Workers’ Compensation Claims consist of two types of injuries, accidental personal injuries and occupational diseases. Accidental Personal Injury
Accidental personal injury is defined as “an accidental injury that arises out of and in the course of employment.” Md. LABOR AND EMPLOYMENT Code Ann. § 9-101(b) (1).
Based upon the above definition, there are three elements to an accidental personal injury: 1) accidental injury 2) arises out of the employment, and 3) in the course of the employment. Harris v. Board of Education of Howard County, 375 Md. 21, 825 A.2d 365 (2003).
With regard to the first element, accidental injury, for years, the Court of Appeals required an unusual activity in order to be a compensable claim. Slacum v. Jolley, 153 Md. 343, 138 A. 244 (1927).
This particular element was eliminated in the case of Harris v. Board of Education of Howard County. Under the plain language of the statute, what must be accidental is the injury and not the activity giving rise to the injury. The Court of Appeals stated in the Harris opinion: “consequently what must be unexpected, unintended, or unusual is the resulting injury and not the activity of which the injury arises”. Id.
In addition to the requirement of an accidental injury, there are two other elements in order to sustain an accidental personal injury and those elements include, arising out of the employment and the second element is in the course of the employment. “Arises out of” refers to the causal connection between the employment and the injury. An injury arises out of employment when it results from some obligation, condition, or incident of employment.
Montgomery County v. Wade, 345 Md. 1, 9-10, 690 A.2d 990, 994 (1996). The phrase ” ‘arises out of’ requires, not that the performance of an employment-related task be the direct or physical cause of the injury, but, more broadly, that the injury be incidental to the employment, such that it was by reason of the employment that the employee was exposed to the risk resulting in the injury.” Mulready v. University Research Corp., 360 Md. 51, 57, 756 A.2d 575, 578 (2000). Livering v. Richardson’s Restaurant, 374 Md. 566, 823 A 2d 687 (2003).
Maryland has adopted the positional-risk test to determine whether an injury arose out of employment. See Mulready, 360 Md. at 66, 756 A.2d at 583; Wade, 345 Md. at 11, 690 A.2d at 994; Knoche, 282 Md. at 455-57, 385 A.2d at 1183-84.
In Mulready, in the context of a traveling employee, we noted that ‘[u]under the positional-risk test, ‘an injury arises out of employment if it would not have occurred if the employee’s job had not required him to be in the place where he was injured.” 360 Md. at 59, 756 A.2d at 579. “An injury arises “in the course of employment” when it occurs: (1) within the period of employment, (2) at a place where the employee reasonably may be in the performance of his duties, and (3) while he is fulfilling those duties or engaged in doing something incident thereto.
Pertinent inquiries include: When did the period of employment begin?
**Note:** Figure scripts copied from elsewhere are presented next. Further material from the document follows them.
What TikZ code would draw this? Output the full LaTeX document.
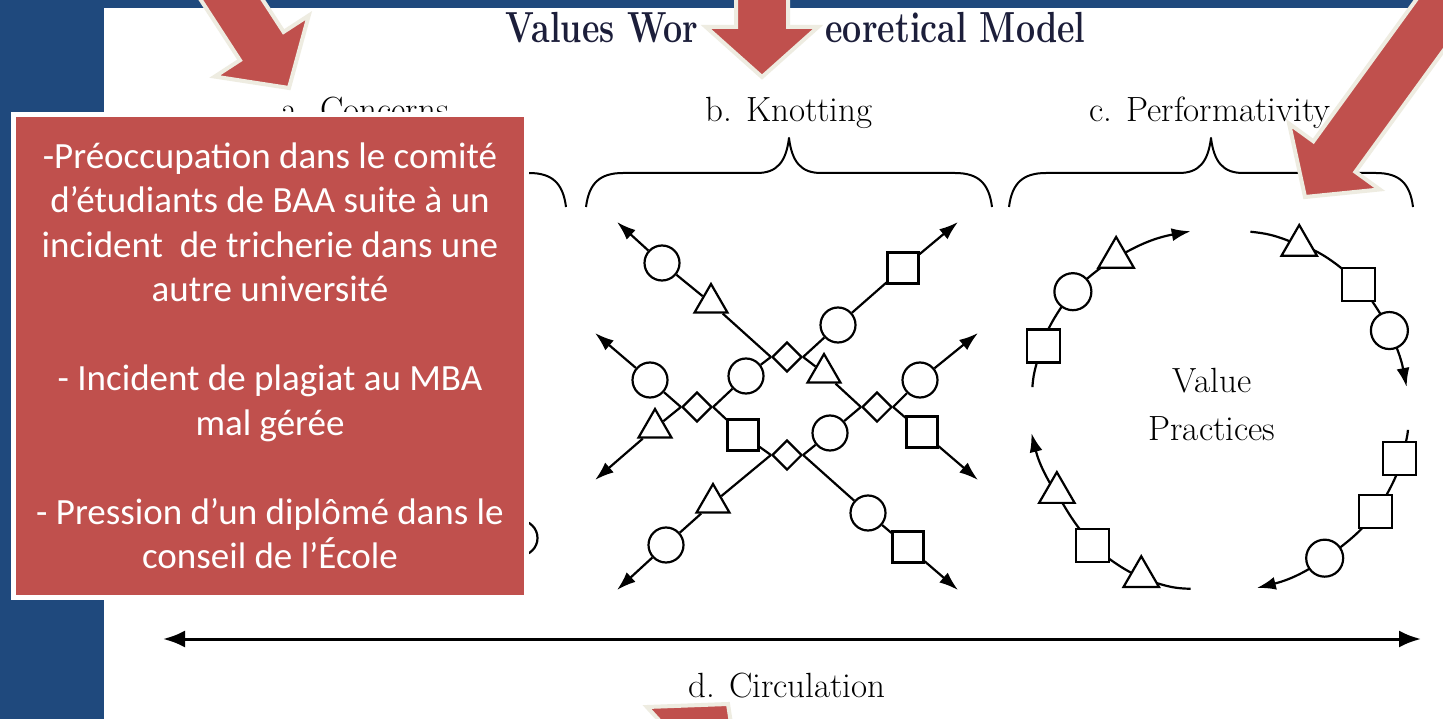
\documentclass[tikz,border=0pt]{standalone}
\usepackage{fontspec}
\usepackage{graphicx}
\usepackage{tikz}
\usetikzlibrary{shapes.geometric,arrows.meta,positioning,backgrounds}
\newfontfamily\boxfont{Carlito}

\definecolor{slideblue}{RGB}{31,73,125}
\definecolor{calloutred}{RGB}{192,80,77}
\definecolor{callcream}{RGB}{238,236,225}
\definecolor{titleink}{RGB}{28,30,58}

% curly brace over a part, from x=#1 to x=#2
\newcommand{\topbrace}[2]{%
  \draw[line width=2pt, line join=round]
    (#1,-207) .. controls ({#1+3},-183) and ({#1+14},-173) .. ({#1+37},-173)
    -- ({(#1+#2)/2-32},-173) .. controls ({(#1+#2)/2-12},-173) and ({(#1+#2)/2-3},-162) .. ({(#1+#2)/2},-138)
    .. controls ({(#1+#2)/2+3},-162) and ({(#1+#2)/2+12},-173) .. ({(#1+#2)/2+32},-173)
    -- ({#2-37},-173) .. controls ({#2-14},-173) and ({#2-3},-183) .. (#2,-207);}

% big red pointer: tip x, tip y, direction
\newcommand{\fatarrow}[3]{%
  \draw[pointer, shift={(#1,#2)}, rotate=#3]
    (0,0) -- (-50,56) -- (-50,26) -- (-420,26) -- (-420,-26) -- (-50,-26) -- (-50,-56) -- cycle;}

\begin{document}
\begin{tikzpicture}[
            x=1pt, y=1pt,
            ln/.style={line width=2.2pt},
            tipped/.style={ln, -{Latex[length=19pt,width=13pt]}},
            circ/.style={circle, draw, ln, fill=white, minimum size=35pt, inner sep=0pt},
            sq/.style={rectangle, draw, ln, fill=white, minimum size=31pt, inner sep=0pt},
            tri/.style={regular polygon, regular polygon sides=3, draw, ln, fill=white, minimum size=38pt, inner sep=0pt},
            knot/.style={diamond, draw, ln, fill=white, minimum size=30pt, inner sep=0pt},
            pcirc/.style={circ, minimum size=37pt},
            psq/.style={sq, minimum size=33pt},
            ptri/.style={tri, minimum size=41pt},
            partlabel/.style={font=\fontsize{35}{42}\selectfont, anchor=base},
            titlepart/.style={text=titleink, font=\bfseries\fontsize{34}{34}\selectfont},
            pointer/.style={fill=calloutred, draw=callcream, line width=4pt},
            notebox/.style={rectangle, fill=calloutred, draw=white, line width=5pt, minimum width=513pt, minimum height=483pt, inner sep=0pt, text=white, align=center, font=\boxfont\fontsize{37}{44.5}\selectfont}
        ]
            \useasboundingbox (0,0) rectangle (1443,-719);
            \begin{pgfonlayer}{background}
                \fill[slideblue] (0,0) rectangle (1443,-719);
                \fill[white] (103.5,-8.5) rectangle (1443,-719);
            \end{pgfonlayer}
            \clip (0,0) rectangle (1443,-719);

            % title and part names
            \node[titlepart, anchor=base east] (title1) at (702,-43) {\scalebox{1}[1.28]{Values Wor}};
            \node[titlepart, anchor=base west] (title2) at (822,-43) {\scalebox{1}[1.28]{eoretical Model}};
            \node[partlabel] (concerns) at (365,-122) {a. Concerns};
            \node[partlabel] (knotting) at (789,-122) {b. Knotting};
            \node[partlabel] (perform) at (1210,-122) {c. Performativity};
            \node[partlabel] (circul) at (787,-697) {d. Circulation};

            \topbrace{159}{566}
            \topbrace{586}{992}
            \topbrace{1009}{1413}

            % knotting
            \node[knot] (k1) at (787,-357) {};
            \node[knot] (k2) at (697,-407) {};
            \node[knot] (k3) at (877,-407) {};
            \node[knot] (k4) at (787,-455) {};
            \node[circ] (c1) at (662,-263) {};
            \node[tri] (t1) at (711,-303) {};
            \node[circ] (c2) at (838,-325) {};
            \node[sq] (s1) at (903,-268) {};
            \node[circ] (c3) at (746,-376) {};
            \node[circ] (c4) at (650,-380) {};
            \node[tri] (t2) at (655,-428) {};
            \node[sq] (s2) at (743,-435) {};
            \node[tri] (t3) at (713,-503) {};
            \node[circ] (c5) at (666,-545) {};
            \node[circ] (c6) at (868,-513) {};
            \node[sq] (s3) at (908,-547) {};
            \node[circ] (c7) at (830,-433) {};
            \node[tri] (t4) at (824,-373) {};
            \node[circ] (c8) at (920,-380) {};
            \node[sq] (s4) at (922,-432) {};
            \coordinate (eTL) at (617,-222);
            \coordinate (eTR) at (958,-222);
            \coordinate (eL1) at (595,-333);
            \coordinate (eL2) at (595,-480);
            \coordinate (eR1) at (978,-333);
            \coordinate (eR2) at (978,-480);
            \coordinate (eBL) at (617,-590);
            \coordinate (eBR) at (958,-590);

            \draw[tipped] (k1.west) -- (t1) -- (c1) -- (eTL);
            \draw[tipped] (k1.east) -- (c2) -- (s1) -- (eTR);
            \draw[ln] (k1.west) -- (c3) -- (k2.east);
            \draw[ln] (k1.east) -- (t4) -- (k3.west);
            \draw[tipped] (k2.west) -- (c4) -- (eL1);
            \draw[tipped] (k2.west) -- (t2) -- (eL2);
            \draw[ln] (k2.east) -- (s2) -- (k4.west);
            \draw[tipped] (k4.west) -- (t3) -- (c5) -- (eBL);
            \draw[tipped] (k4.east) -- (c6) -- (s3) -- (eBR);
            \draw[ln] (k4.east) -- (c7) -- (k3.west);
            \draw[tipped] (k3.east) -- (c8) -- (eR1);
            \draw[tipped] (k3.east) -- (s4) -- (eR2);

            % performativity
            \coordinate (pc) at (1219,-410);
            \node[font=\fontsize{35}{48}\selectfont, align=center] (vp) at (1212,-404) {Value\\Practices};

            \coordinate (p1s) at ([shift={(173:188)}]pc);
            \node[psq] (p1a) at ([shift={(160:187)}]pc) {};
            \node[pcirc] (p1b) at ([shift={(141:188)}]pc) {};
            \node[ptri] (p1c) at ([shift={(124:184)}]pc) {};
            \coordinate (p1e) at ([shift={(99:181)}]pc);

            \coordinate (p2s) at ([shift={(80:181)}]pc);
            \node[ptri] (p2a) at ([shift={(64:183)}]pc) {};
            \node[psq] (p2b) at ([shift={(42:188)}]pc) {};
            \node[pcirc] (p2c) at ([shift={(25:188)}]pc) {};
            \coordinate (p2e) at ([shift={(7:189)}]pc);

            \coordinate (p3s) at ([shift={(-6:190)}]pc);
            \node[psq] (p3a) at ([shift={(-15:187)}]pc) {};
            \node[psq] (p3b) at ([shift={(-33:187)}]pc) {};
            \node[pcirc] (p3c) at ([shift={(-54.5:182)}]pc) {};
            \coordinate (p3e) at ([shift={(-78:182)}]pc);

            \coordinate (p4s) at ([shift={(-99:181)}]pc);
            \node[ptri] (p4a) at ([shift={(-115:184)}]pc) {};
            \node[psq] (p4b) at ([shift={(-133:185)}]pc) {};
            \node[ptri] (p4c) at ([shift={(-153:182)}]pc) {};
            \coordinate (p4e) at ([shift={(-173:189)}]pc);

            % arcs go under the beads
            \begin{pgfonlayer}{background}
                \draw[tipped] (p1s) to[bend left=6] (p1a) to[bend left=10] (p1b) to[bend left=8] (p1c) to[bend left=12] (p1e);
                \draw[tipped] (p2s) to[bend left=8] (p2a) to[bend left=11] (p2b) to[bend left=9] (p2c) to[bend left=9] (p2e);
                \draw[tipped] (p3s) to[bend left=4] (p3a) to[bend left=9] (p3b) to[bend left=11] (p3c) to[bend left=12] (p3e);
                \draw[tipped] (p4s) to[bend left=8] (p4a) to[bend left=9] (p4b) to[bend left=10] (p4c) to[bend left=10] (p4e);
            \end{pgfonlayer}

            % circulation
            \coordinate (cl) at (163,-639);
            \coordinate (cr) at (1421,-639);
            \draw[line width=3pt, {Latex[length=22pt,width=17pt]}-{Latex[length=22pt,width=17pt]}] (cl) -- (cr);

            % concerns, mostly under the note
            \node[circ] (acirc) at (520,-538) {};
            \node[notebox] (concern) at (270,-356) {-Préoccupation dans le comité\\
                d’étudiants de BAA suite à un\\
                incident~ de tricherie dans une\\
                autre université\\[44.5pt]
                - Incident de plagiat au MBA\\
                mal gérée\\[44.5pt]
                - Pression d’un diplômé dans le\\
                conseil de l’École};

            % pointers
            \fatarrow{289}{-88}{-57}
            \fatarrow{762}{-77}{-90}
            \fatarrow{1305}{-197}{234}
            \draw[pointer] (647,-707) -- (728,-704) -- (732,-730) -- (668,-730) -- cycle;
        \end{tikzpicture}
\end{document}
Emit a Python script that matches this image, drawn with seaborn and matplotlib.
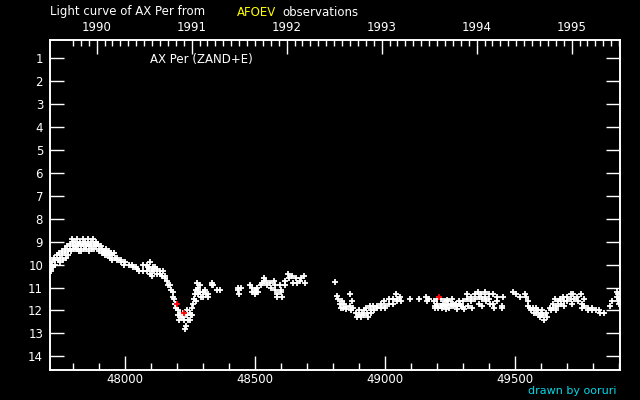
import numpy as np
import pandas as pd
import seaborn as sns
import matplotlib
matplotlib.use('Agg')
import matplotlib.pyplot as plt
from matplotlib.ticker import MultipleLocator

jd = [47714, 47716, 47718, 47721, 47724, 47729, 47731, 47733, 47739, 47742,
      47749, 47751, 47753, 47759, 47761, 47763, 47769, 47771, 47773, 47779,
      47781, 47783, 47789, 47791, 47793, 47798, 47800, 47802, 47804, 47809,
      47811, 47813, 47818, 47820, 47822, 47824, 47829, 47831, 47833, 47839,
      47841, 47843, 47849, 47851, 47853, 47858, 47860, 47862, 47864, 47869,
      47871, 47873, 47879, 47881, 47883, 47889, 47891, 47899, 47901, 47903,
      47909, 47911, 47913, 47919, 47921, 47923, 47929, 47931, 47933, 47939,
      47941, 47943, 47949, 47951, 47953, 47959, 47961, 47969, 47971, 47984,
      47986, 47999, 48001, 48015, 48029, 48031, 48044, 48046, 48055, 48069,
      48071, 48084, 48086, 48088, 48094, 48096, 48098, 48104, 48106, 48108,
      48114, 48116, 48124, 48126, 48134, 48136, 48144, 48146, 48154, 48156,
      48164, 48166, 48174, 48176, 48184, 48186, 48191, 48193, 48197, 48199,
      48204, 48206, 48208, 48214, 48216, 48223, 48225, 48227, 48231, 48234,
      48239, 48241, 48243, 48249, 48251, 48253, 48257, 48259, 48264, 48266,
      48271, 48273, 48275, 48279, 48281, 48283, 48289, 48291, 48293, 48299,
      48301, 48309, 48311, 48319, 48321, 48334, 48336, 48340, 48355, 48365,
      48434, 48436, 48438, 48447, 48480, 48489, 48491, 48499, 48501, 48503,
      48509, 48511, 48524, 48526, 48534, 48536, 48544, 48546, 48559, 48561,
      48574, 48576, 48578, 48584, 48586, 48598, 48600, 48602, 48604, 48614,
      48616, 48629, 48631, 48644, 48646, 48659, 48661, 48674, 48676, 48689,
      48691,
      48808, 48817, 48819, 48829, 48831, 48833, 48839, 48841, 48849, 48851,
      48864, 48866, 48868, 48874, 48876, 48889, 48891, 48899, 48901, 48909,
      48911, 48919, 48921, 48929, 48931, 48933, 48944, 48946, 48948, 48954,
      48956, 48969, 48971, 48984, 48986, 48998, 49000, 49002, 49014, 49016,
      49029, 49031, 49044, 49046, 49048, 49059, 49061, 49095, 49130, 49159,
      49161, 49170, 49189, 49191, 49193, 49199, 49201, 49203, 49214, 49216,
      49218, 49229, 49231, 49233, 49244, 49246, 49259, 49261, 49263, 49274,
      49276, 49278, 49289, 49291, 49299, 49301, 49303, 49314, 49316, 49318,
      49329, 49331, 49333, 49344, 49346, 49359, 49361, 49363, 49369, 49371,
      49373, 49384, 49386, 49388, 49399, 49401, 49403, 49414, 49416, 49418,
      49429, 49431, 49449, 49451, 49453, 49490, 49505, 49520, 49539, 49541,
      49549, 49551, 49559, 49561, 49569, 49571, 49579, 49581, 49583, 49589,
      49591, 49599, 49601, 49609, 49611, 49619, 49621, 49634, 49636, 49644,
      49646, 49654, 49656, 49658, 49664, 49666, 49674, 49676, 49684, 49686,
      49688, 49699, 49701, 49714, 49716, 49718, 49724, 49726, 49739, 49741,
      49754, 49756, 49758, 49764, 49766, 49779, 49781, 49794, 49796, 49810,
      49824, 49826, 49840, 49866, 49873, 49892, 49893, 49894, 49897, 49898,
      49899, 49222, 49238, 49252, 49268, 49284, 49240, 49595, 49605]
mag = [10.2, 10.3, 10.0, 9.9, 10.1, 9.7, 9.8, 10.0, 9.6, 9.8,
       9.5, 9.7, 9.9, 9.4, 9.6, 9.8, 9.3, 9.5, 9.7, 9.2,
       9.4, 9.6, 9.1, 9.3, 9.4, 8.9, 9.0, 9.2, 9.3, 9.0,
       9.2, 9.3, 8.9, 9.1, 9.3, 9.4, 9.0, 9.2, 9.4, 8.9,
       9.1, 9.3, 9.0, 9.2, 9.3, 8.9, 9.1, 9.2, 9.4, 9.0,
       9.2, 9.3, 8.9, 9.1, 9.3, 9.0, 9.2, 9.1, 9.3, 9.4,
       9.2, 9.3, 9.5, 9.4, 9.5, 9.6, 9.3, 9.5, 9.6, 9.4,
       9.6, 9.7, 9.5, 9.6, 9.8, 9.5, 9.7, 9.7, 9.8, 9.8,
       9.9, 10.0, 9.9, 10.0, 10.0, 10.1, 10.1, 10.2, 10.3, 10.3,
       10.0, 10.3, 10.0, 10.1, 10.2, 10.4, 9.9, 10.3, 10.5, 10.1,
       10.3, 10.1, 10.2, 10.4, 10.4, 10.3, 10.5, 10.3, 10.5, 10.6,
       10.7, 10.9, 10.9, 11.1, 11.2, 11.4, 11.5, 11.7, 11.7, 11.9,
       12.0, 12.2, 12.4, 12.1, 12.3, 12.1, 12.3, 12.4, 12.8, 12.7,
       12.2, 12.0, 12.4, 12.1, 12.4, 12.2, 11.9, 12.2, 11.7, 11.5,
       11.3, 11.1, 11.6, 10.8, 11.0, 11.3, 10.9, 11.2, 11.4, 11.2,
       11.4, 11.1, 11.3, 11.3, 11.4, 10.8, 10.9, 10.9, 11.1, 11.1,
       11.0, 11.1, 11.3, 11.0, 10.9, 11.0, 11.2, 11.1, 11.3, 11.2,
       11.0, 11.2, 10.9, 10.8, 10.6, 10.7, 10.7, 10.9, 10.8, 11.0,
       10.7, 10.9, 11.1, 11.3, 11.4, 10.9, 11.1, 11.2, 11.4, 10.7,
       10.9, 10.4, 10.6, 10.5, 10.8, 10.6, 10.8, 10.7, 10.6, 10.5,
       10.8,
       10.75, 11.35, 11.5, 11.7, 11.9, 11.6, 11.9, 11.7, 11.85, 11.95,
       11.3, 11.8, 12.0, 11.6, 11.9, 12.1, 12.3, 12.0, 12.2, 12.3,
       12.1, 12.2, 12.0, 11.9, 12.1, 12.3, 11.8, 12.0, 12.1, 11.8,
       12.0, 11.8, 11.9, 11.7, 11.9, 11.6, 11.8, 11.9, 11.5, 11.7,
       11.5, 11.7, 11.3, 11.5, 11.6, 11.4, 11.6, 11.5, 11.5, 11.4,
       11.6, 11.5, 11.6, 11.8, 11.9, 11.5, 11.7, 11.9, 11.5, 11.8,
       11.9, 11.6, 11.8, 11.95, 11.6, 11.9, 11.5, 11.7, 11.8, 11.7,
       11.8, 11.95, 11.7, 11.8, 11.6, 11.85, 11.95, 11.5, 11.3, 11.8,
       11.4, 11.6, 11.9, 11.3, 11.5, 11.2, 11.4, 11.7, 11.3, 11.5,
       11.8, 11.2, 11.4, 11.6, 11.3, 11.5, 11.7, 11.3, 11.7, 11.9,
       11.4, 11.6, 11.8, 11.9, 11.4, 11.2, 11.3, 11.4, 11.3, 11.4,
       11.6, 11.8, 11.9, 12.0, 11.9, 12.1, 11.9, 12.1, 12.0, 12.0,
       12.2, 12.1, 12.2, 12.2, 12.4, 12.1, 12.3, 11.9, 12.0, 11.7,
       11.9, 11.5, 11.8, 12.0, 11.6, 11.8, 11.5, 11.7, 11.4, 11.6,
       11.8, 11.4, 11.6, 11.3, 11.5, 11.7, 11.3, 11.5, 11.4, 11.6,
       11.3, 11.7, 11.9, 11.5, 11.8, 11.9, 12.0, 11.9, 12.0, 12.0,
       12.0, 12.1, 12.1, 11.8, 11.6, 11.2, 11.4, 11.6, 11.3, 11.5,
       11.7, 11.7, 11.75, 11.7, 11.75, 11.6, 11.55, 12.3, 12.0]

# observations flagged in red
jd_red = [48202, 48226, 49207]
mag_red = [11.7, 12.1, 11.4]

years = [1990, 1991, 1992, 1993, 1994, 1995]
ytick_mags = list(range(1, 15))

df = pd.DataFrame({'JD': jd, 'mag': mag})
dfr = pd.DataFrame({'JD': jd_red, 'mag': mag_red})

sns.set_style('ticks')
plt.rcParams['font.family'] = ['DejaVu Sans']

fig = plt.figure(figsize=(6.4, 4.0), dpi=100, facecolor='black')
ax = fig.add_axes([50/640, 30/400, 570/640, 330/400])
ax.set_facecolor('black')

sns.scatterplot(data=df, x='JD', y='mag', marker='+', color='white', s=16,
                linewidth=1.3, ax=ax, legend=False)
sns.scatterplot(data=dfr, x='JD', y='mag', marker='+', color='red', s=16,
                linewidth=1.3, ax=ax, legend=False)

ax.set_xlim(47713, 49903)
ax.set_ylim(14.6, 0.2)
ax.set_xlabel('')
ax.set_ylabel('')

ax.xaxis.set_major_locator(MultipleLocator(500))
ax.xaxis.set_minor_locator(MultipleLocator(100))
ax.set_yticks(ytick_mags)
ax.tick_params(axis='x', which='major', direction='in', length=10, width=1,
               color='white', labelcolor='white', labelsize=8.5, pad=2,
               top=False, bottom=True)
ax.tick_params(axis='x', which='minor', direction='in', length=5, width=1,
               color='white', top=False, bottom=True)
ax.tick_params(axis='y', which='major', direction='in', length=10, width=1,
               color='white', labelcolor='white', labelsize=8.5, pad=5,
               left=True, right=True, labelright=False)
for sp in ax.spines.values():
    sp.set_color('white')
    sp.set_linewidth(1.2)

# calendar axis along the top
ax2 = ax.twiny()
ax2.set_xlim(ax.get_xlim())
year_jd = [pd.Timestamp(f'{y}-01-01').to_julian_date() - 2400000 for y in years]
months = pd.date_range('1989-10-01', '1995-07-01', freq='MS')
month_jd = [t.to_julian_date() - 2400000 for t in months]
ax2.set_xticks(year_jd)
ax2.set_xticklabels([str(y) for y in years])
ax2.set_xticks(month_jd, minor=True)
ax2.tick_params(axis='x', which='major', direction='in', length=10, width=1,
                color='white', labelcolor='white', labelsize=8.5, pad=4)
ax2.tick_params(axis='x', which='minor', direction='in', length=4, width=1,
                color='white')
for sp in ax2.spines.values():
    sp.set_color('white')
    sp.set_linewidth(1.2)

fig.text(50/640, 1 - 12/400, 'Light curve of AX Per from', color='white',
         fontsize=8.5, va='center', ha='left')
fig.text(237/640, 1 - 12/400, 'AFOEV', color='yellow', fontsize=8.5,
         va='center', ha='left')
fig.text(282/640, 1 - 12/400, 'observations', color='white', fontsize=8.5,
         va='center', ha='left')
ax.text(0.175, 0.94, 'AX Per (ZAND+E)', color='white', fontsize=8.5,
        transform=ax.transAxes, va='center', ha='left')
fig.text(617/640, 1 - 391/400, 'drawn by ooruri', color='#00d8e8',
         fontsize=8, va='center', ha='right')

fig.savefig('out.png', dpi=100, facecolor='black')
When did it end? When was its continuity broken? How far did the employee, during the period of employment, place himself outside the employment? Thus, “in the course of employment” refers to the “place, time and circumstances under which the accident resulting in the injury or death occurs.” Id. Occupational Disease
An occupational disease is an ailment, disorder, or illness which is the result of work under conditions naturally inherent in the employment and which is ordinarily slow and insidious in its origin. What this means is if you work under the same conditions for a long period of time or do the same type of activity over and over again over a long period of time and this eventually causes the body to wear out or causes some disease to occur and if this is very common in the type of work that you do, then these are considered occupational diseases and are a compensable injury covered by workers’ compensation.
Examples of occupational diseases are:
- carpal tunnel
- heart disease
You cannot be fired for filing a workers’ compensation claim. Maryland Law provides that it is actually a criminal offense to fire someone for filing a workers’ compensation claim, subject to one year in jail and One Thousand Dollar ($1,000.00) fine. However, if an employer needs to replace you because your job is essential and they need someone to do the work, they do have the right to replace you and that may result in your job being not available when you return back to work. If you can prove that they fired you specifically for filing the claim only, then you may have a right to file criminal charges, as well as a possible civil suit. If they do replace you, you may be eligible for vocational rehabilitation.